Oui, c’est ce qui a été avancé par l’administration ! La justification était que la levée du secret professionnel était une exigence explicite du Forum mondial de la transparence fiscale, sous l'égide de L’OCDE. Mais cette exigence s’inscrit dans un cadre assez spécifique puisqu’elle concerne une certaine catégorie d’opérations. Cet article a été adopté par L’ARP sans aucune étude approfondie autour de son cadre légal et des conditions qui lui seront associées. Par conséquent, il ne garantit aucune protection ni pour les professionnels, ni d’ailleurs pour les contribuables.
En tant qu’expert- comptable, que proposez-vous afin de lutter contre le blanchiment d’argent et l’évasion fiscale ?

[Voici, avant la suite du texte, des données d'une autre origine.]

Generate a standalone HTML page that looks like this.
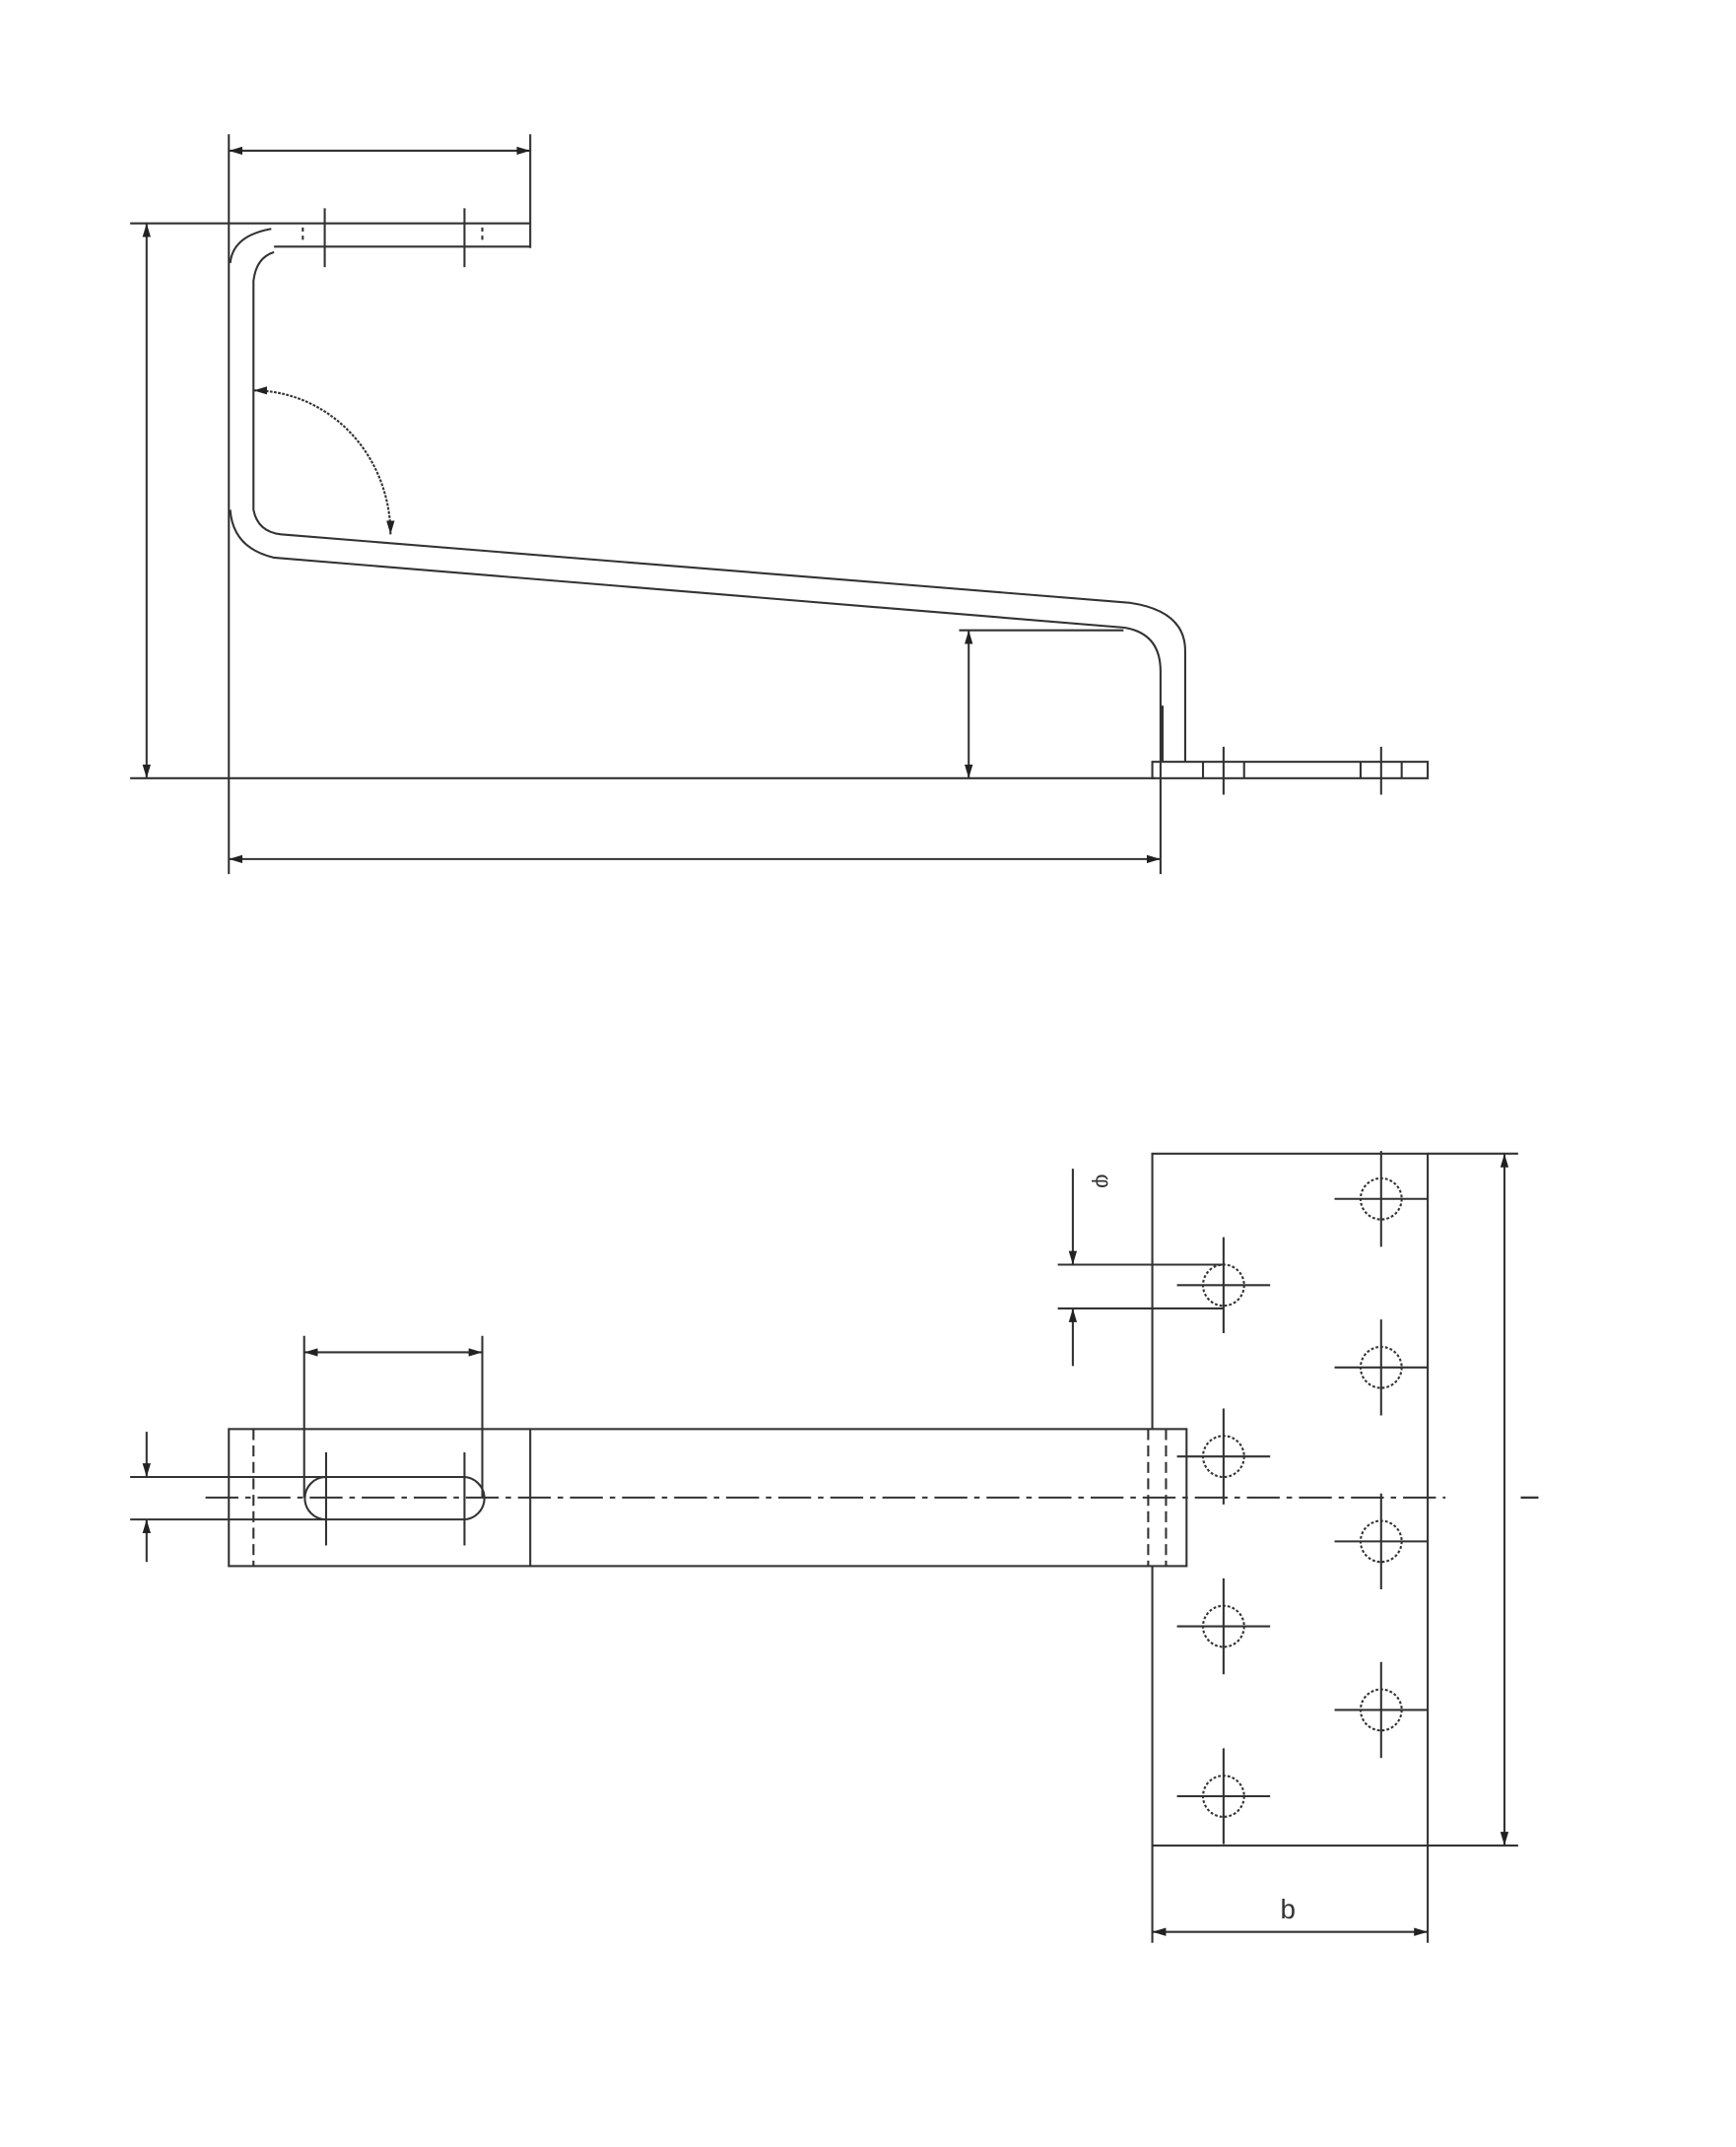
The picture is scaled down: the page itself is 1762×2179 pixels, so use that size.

En Tunisie, nous avons parcouru beaucoup de chemin en la matière, ce qui a permis d’améliorer notre classement et notre positionnement par rapport aux instances internationales. Mais le défi majeur pour la Tunisie afin de franchir un cap en matière de transparence et d’efficacité fiscale consiste en la digitalisation de l’administration et au decaching de l’économie tout entière et certainement pas en s’attaquant aux professions libérales.